### [Supplied records]
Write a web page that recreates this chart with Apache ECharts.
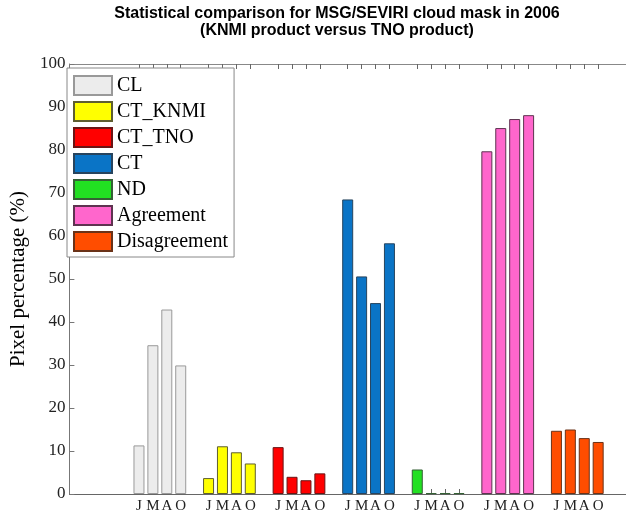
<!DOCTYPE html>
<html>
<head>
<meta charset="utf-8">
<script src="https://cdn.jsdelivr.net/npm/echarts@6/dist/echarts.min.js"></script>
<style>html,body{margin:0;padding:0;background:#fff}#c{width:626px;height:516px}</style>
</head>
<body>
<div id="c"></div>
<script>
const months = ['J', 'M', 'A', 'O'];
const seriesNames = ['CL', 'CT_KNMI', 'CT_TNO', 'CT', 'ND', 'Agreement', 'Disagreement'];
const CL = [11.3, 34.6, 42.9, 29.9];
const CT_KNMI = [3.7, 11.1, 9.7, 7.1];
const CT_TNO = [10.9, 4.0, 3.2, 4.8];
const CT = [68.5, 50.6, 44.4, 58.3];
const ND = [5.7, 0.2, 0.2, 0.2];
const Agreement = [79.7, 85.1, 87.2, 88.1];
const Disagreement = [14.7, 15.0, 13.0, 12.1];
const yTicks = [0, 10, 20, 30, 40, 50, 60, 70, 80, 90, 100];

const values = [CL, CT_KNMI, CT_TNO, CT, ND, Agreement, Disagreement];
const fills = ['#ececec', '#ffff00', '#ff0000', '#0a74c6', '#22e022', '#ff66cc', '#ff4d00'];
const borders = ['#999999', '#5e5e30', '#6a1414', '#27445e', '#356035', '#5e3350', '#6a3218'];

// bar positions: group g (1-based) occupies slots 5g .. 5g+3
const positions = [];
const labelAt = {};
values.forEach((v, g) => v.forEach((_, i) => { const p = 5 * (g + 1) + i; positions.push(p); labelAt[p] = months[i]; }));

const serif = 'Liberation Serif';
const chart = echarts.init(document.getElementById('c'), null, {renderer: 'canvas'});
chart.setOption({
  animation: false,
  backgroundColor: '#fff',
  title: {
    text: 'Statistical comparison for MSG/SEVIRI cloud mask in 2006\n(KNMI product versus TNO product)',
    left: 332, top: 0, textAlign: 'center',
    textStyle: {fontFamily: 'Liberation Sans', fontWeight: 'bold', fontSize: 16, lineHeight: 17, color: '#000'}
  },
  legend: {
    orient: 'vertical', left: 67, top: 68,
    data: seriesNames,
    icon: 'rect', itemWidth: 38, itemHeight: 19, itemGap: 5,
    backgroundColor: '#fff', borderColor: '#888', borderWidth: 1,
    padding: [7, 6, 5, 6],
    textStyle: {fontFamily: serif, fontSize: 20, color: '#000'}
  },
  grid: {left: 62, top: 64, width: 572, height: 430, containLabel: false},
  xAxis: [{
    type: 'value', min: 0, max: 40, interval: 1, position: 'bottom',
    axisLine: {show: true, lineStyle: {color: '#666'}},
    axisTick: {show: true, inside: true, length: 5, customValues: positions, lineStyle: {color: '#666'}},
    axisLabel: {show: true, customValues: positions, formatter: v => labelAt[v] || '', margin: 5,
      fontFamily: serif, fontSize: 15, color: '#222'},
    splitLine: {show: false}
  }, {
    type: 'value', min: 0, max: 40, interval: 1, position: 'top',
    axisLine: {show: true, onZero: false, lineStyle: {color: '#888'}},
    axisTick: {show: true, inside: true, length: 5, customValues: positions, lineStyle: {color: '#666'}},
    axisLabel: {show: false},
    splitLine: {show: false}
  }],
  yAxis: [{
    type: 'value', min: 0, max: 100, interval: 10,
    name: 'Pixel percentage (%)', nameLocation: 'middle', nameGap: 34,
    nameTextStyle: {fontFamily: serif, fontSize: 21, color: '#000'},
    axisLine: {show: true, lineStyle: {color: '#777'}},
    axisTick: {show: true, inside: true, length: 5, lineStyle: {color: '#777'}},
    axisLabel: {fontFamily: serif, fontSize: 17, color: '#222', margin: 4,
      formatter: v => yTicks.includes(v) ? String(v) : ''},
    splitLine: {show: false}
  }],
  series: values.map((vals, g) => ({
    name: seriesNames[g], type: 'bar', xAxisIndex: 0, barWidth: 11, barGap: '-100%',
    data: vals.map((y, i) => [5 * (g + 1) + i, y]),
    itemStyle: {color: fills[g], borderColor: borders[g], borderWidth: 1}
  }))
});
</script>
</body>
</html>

==

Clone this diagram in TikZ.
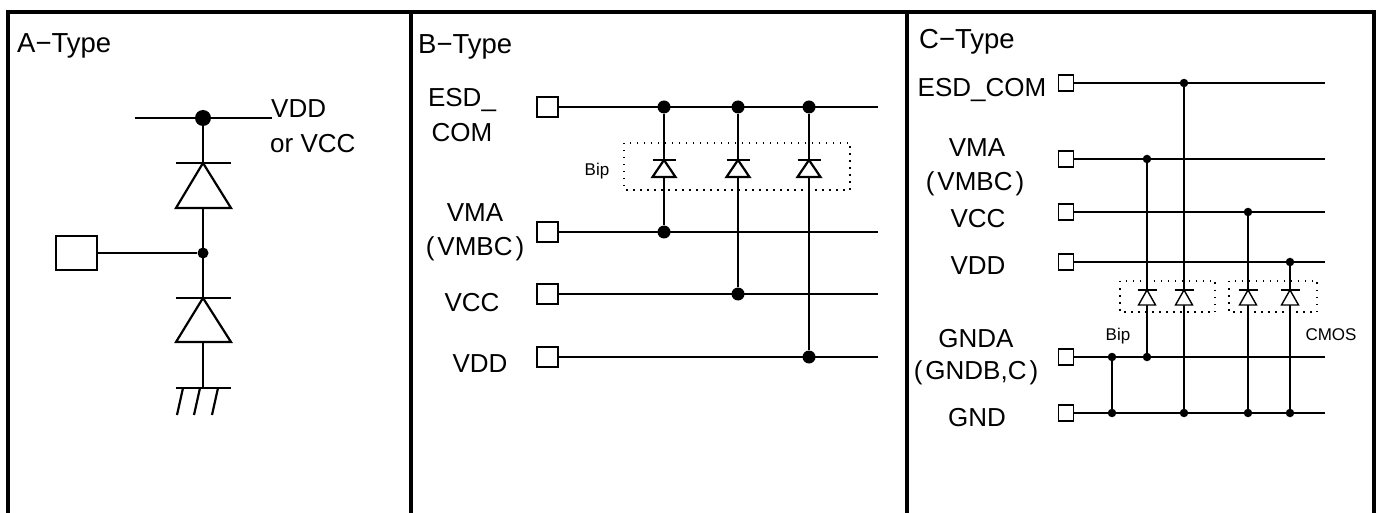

--

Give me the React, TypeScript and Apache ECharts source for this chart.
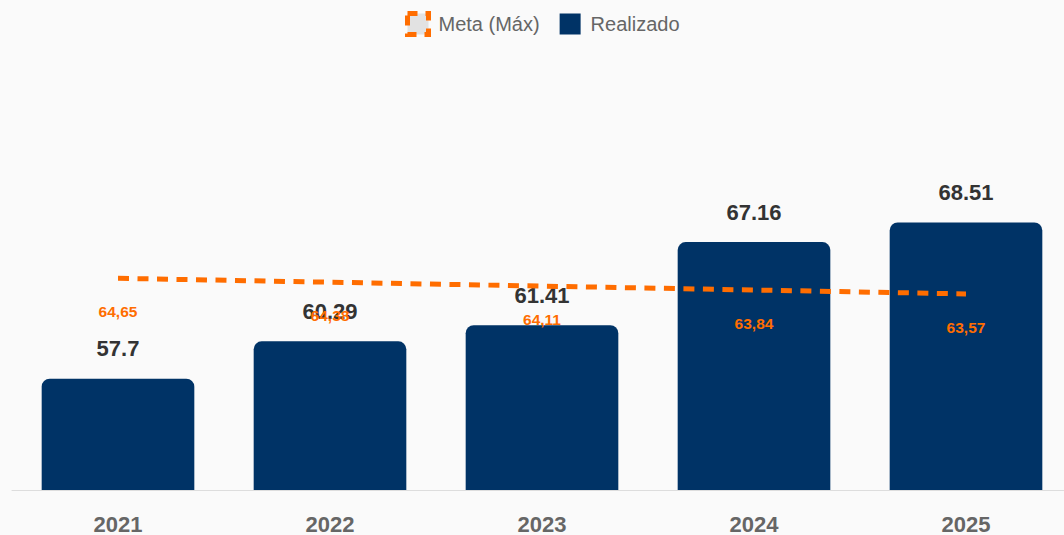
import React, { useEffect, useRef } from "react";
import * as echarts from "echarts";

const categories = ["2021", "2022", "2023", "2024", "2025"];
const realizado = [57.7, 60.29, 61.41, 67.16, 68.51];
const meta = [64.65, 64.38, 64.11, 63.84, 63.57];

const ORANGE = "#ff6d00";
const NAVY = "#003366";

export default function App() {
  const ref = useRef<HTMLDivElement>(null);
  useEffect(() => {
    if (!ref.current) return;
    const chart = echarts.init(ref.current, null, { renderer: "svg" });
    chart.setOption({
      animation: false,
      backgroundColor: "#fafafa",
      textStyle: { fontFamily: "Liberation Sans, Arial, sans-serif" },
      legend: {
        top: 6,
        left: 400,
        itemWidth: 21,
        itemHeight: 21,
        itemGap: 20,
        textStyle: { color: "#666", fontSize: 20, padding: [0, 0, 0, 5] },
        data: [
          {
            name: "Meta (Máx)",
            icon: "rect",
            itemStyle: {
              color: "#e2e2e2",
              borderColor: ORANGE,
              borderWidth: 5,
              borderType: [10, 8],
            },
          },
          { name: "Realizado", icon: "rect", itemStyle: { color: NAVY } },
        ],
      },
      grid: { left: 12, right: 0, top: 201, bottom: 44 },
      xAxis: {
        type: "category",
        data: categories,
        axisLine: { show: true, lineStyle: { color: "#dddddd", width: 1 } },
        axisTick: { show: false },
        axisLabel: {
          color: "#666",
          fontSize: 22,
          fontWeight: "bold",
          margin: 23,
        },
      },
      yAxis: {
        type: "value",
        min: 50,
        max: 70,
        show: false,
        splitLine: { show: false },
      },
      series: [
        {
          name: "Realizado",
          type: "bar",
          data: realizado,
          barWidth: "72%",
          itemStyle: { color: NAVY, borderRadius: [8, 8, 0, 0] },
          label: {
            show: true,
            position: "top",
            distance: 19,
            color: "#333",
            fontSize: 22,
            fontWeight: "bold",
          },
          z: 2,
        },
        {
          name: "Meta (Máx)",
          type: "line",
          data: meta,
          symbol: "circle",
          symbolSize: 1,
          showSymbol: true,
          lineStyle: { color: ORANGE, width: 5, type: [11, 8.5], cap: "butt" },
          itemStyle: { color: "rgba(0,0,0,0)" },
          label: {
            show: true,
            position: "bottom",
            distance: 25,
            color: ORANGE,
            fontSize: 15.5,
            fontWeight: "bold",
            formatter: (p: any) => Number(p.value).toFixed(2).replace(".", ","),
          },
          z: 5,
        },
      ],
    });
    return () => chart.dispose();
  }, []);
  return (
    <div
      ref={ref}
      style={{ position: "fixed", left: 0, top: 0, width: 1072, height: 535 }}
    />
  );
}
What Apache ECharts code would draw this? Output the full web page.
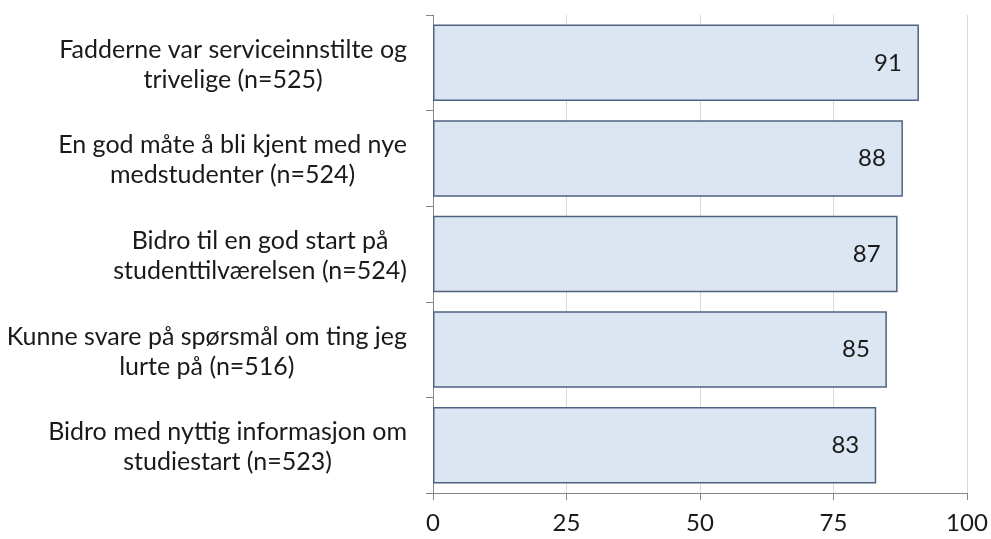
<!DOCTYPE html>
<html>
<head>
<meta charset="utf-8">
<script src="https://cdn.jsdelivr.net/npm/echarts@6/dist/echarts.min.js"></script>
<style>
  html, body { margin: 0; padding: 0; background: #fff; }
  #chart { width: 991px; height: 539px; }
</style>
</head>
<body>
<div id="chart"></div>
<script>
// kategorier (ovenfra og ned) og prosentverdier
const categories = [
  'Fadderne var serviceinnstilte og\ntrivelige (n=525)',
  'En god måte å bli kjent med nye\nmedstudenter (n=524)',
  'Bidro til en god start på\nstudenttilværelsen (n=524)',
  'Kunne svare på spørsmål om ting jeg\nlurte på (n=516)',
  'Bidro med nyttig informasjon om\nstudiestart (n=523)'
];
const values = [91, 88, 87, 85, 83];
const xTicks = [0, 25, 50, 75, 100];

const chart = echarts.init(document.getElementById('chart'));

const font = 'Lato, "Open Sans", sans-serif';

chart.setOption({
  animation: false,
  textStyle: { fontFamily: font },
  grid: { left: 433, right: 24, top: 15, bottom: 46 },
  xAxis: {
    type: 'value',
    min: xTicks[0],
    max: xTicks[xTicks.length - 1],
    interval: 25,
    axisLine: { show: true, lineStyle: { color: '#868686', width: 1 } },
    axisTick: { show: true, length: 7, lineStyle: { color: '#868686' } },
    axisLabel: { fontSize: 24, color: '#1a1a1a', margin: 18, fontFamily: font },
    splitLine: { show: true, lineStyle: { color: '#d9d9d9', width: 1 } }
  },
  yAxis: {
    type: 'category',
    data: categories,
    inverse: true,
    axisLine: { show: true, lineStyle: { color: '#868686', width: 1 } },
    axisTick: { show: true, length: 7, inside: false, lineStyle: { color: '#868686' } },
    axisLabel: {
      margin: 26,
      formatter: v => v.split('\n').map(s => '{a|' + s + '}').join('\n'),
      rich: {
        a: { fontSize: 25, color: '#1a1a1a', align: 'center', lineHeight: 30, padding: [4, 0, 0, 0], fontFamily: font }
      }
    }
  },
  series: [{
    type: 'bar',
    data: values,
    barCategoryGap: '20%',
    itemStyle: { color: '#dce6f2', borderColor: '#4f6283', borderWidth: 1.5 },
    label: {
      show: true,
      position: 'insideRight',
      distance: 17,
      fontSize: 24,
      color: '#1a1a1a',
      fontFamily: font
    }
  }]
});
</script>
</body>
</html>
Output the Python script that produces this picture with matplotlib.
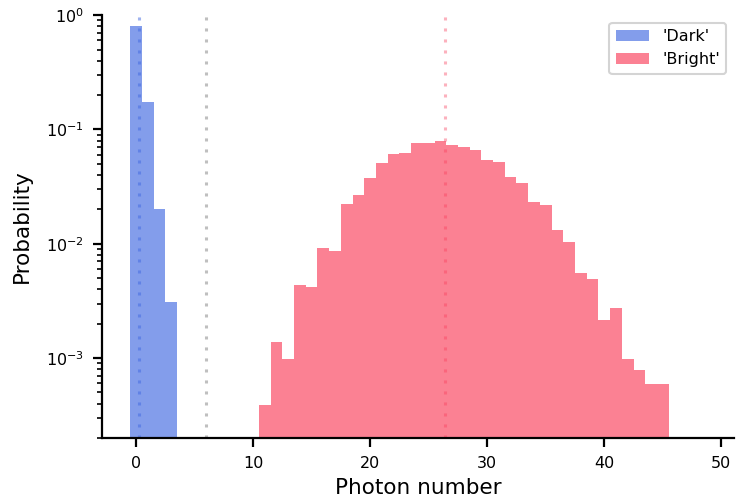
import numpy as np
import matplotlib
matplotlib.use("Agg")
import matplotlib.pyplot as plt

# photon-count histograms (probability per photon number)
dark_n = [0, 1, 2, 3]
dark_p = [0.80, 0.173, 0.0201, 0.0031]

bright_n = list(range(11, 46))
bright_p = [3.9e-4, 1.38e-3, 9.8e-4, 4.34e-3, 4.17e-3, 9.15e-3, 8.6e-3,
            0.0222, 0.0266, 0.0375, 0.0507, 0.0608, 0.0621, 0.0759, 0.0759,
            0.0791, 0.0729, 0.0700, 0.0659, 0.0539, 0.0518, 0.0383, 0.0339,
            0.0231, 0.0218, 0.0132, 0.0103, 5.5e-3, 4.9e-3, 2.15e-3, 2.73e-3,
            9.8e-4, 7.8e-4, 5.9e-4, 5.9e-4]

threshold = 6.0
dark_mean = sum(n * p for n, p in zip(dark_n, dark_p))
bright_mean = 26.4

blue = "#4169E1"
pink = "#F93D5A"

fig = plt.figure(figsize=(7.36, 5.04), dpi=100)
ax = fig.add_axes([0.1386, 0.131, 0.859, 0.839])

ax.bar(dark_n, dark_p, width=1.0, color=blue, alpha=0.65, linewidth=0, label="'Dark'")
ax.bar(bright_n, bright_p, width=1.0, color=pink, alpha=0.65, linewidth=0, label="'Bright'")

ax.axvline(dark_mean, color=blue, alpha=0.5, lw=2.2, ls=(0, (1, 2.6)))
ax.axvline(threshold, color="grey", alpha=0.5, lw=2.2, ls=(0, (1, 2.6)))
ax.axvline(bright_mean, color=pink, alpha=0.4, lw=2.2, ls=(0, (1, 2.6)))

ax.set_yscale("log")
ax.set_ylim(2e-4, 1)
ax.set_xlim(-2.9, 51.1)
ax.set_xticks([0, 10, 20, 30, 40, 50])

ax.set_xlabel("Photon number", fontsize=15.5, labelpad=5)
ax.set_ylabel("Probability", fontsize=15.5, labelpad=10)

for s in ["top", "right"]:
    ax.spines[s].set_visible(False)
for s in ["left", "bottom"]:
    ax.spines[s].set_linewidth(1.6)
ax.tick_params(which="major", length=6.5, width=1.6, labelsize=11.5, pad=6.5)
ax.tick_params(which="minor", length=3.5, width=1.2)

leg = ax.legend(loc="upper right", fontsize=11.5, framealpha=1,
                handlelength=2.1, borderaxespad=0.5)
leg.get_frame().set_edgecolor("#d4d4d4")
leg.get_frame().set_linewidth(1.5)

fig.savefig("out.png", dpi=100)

### [Written instruction]
Extract the part of the records that opens with the line containing "Write a web" and closes with the line containing "values.forEach((v, g) =>". Take only those lines, exactly, and no pictures.

### [Exercise response]
Write a web page that recreates this chart with Apache ECharts.
<!DOCTYPE html>
<html>
<head>
<meta charset="utf-8">
<script src="https://cdn.jsdelivr.net/npm/echarts@6/dist/echarts.min.js"></script>
<style>html,body{margin:0;padding:0;background:#fff}#c{width:626px;height:516px}</style>
</head>
<body>
<div id="c"></div>
<script>
const months = ['J', 'M', 'A', 'O'];
const seriesNames = ['CL', 'CT_KNMI', 'CT_TNO', 'CT', 'ND', 'Agreement', 'Disagreement'];
const CL = [11.3, 34.6, 42.9, 29.9];
const CT_KNMI = [3.7, 11.1, 9.7, 7.1];
const CT_TNO = [10.9, 4.0, 3.2, 4.8];
const CT = [68.5, 50.6, 44.4, 58.3];
const ND = [5.7, 0.2, 0.2, 0.2];
const Agreement = [79.7, 85.1, 87.2, 88.1];
const Disagreement = [14.7, 15.0, 13.0, 12.1];
const yTicks = [0, 10, 20, 30, 40, 50, 60, 70, 80, 90, 100];

const values = [CL, CT_KNMI, CT_TNO, CT, ND, Agreement, Disagreement];
const fills = ['#ececec', '#ffff00', '#ff0000', '#0a74c6', '#22e022', '#ff66cc', '#ff4d00'];
const borders = ['#999999', '#5e5e30', '#6a1414', '#27445e', '#356035', '#5e3350', '#6a3218'];

// bar positions: group g (1-based) occupies slots 5g .. 5g+3
const positions = [];
const labelAt = {};
values.forEach((v, g) => v.forEach((_, i) => { const p = 5 * (g + 1) + i; positions.push(p); labelAt[p] = months[i]; }));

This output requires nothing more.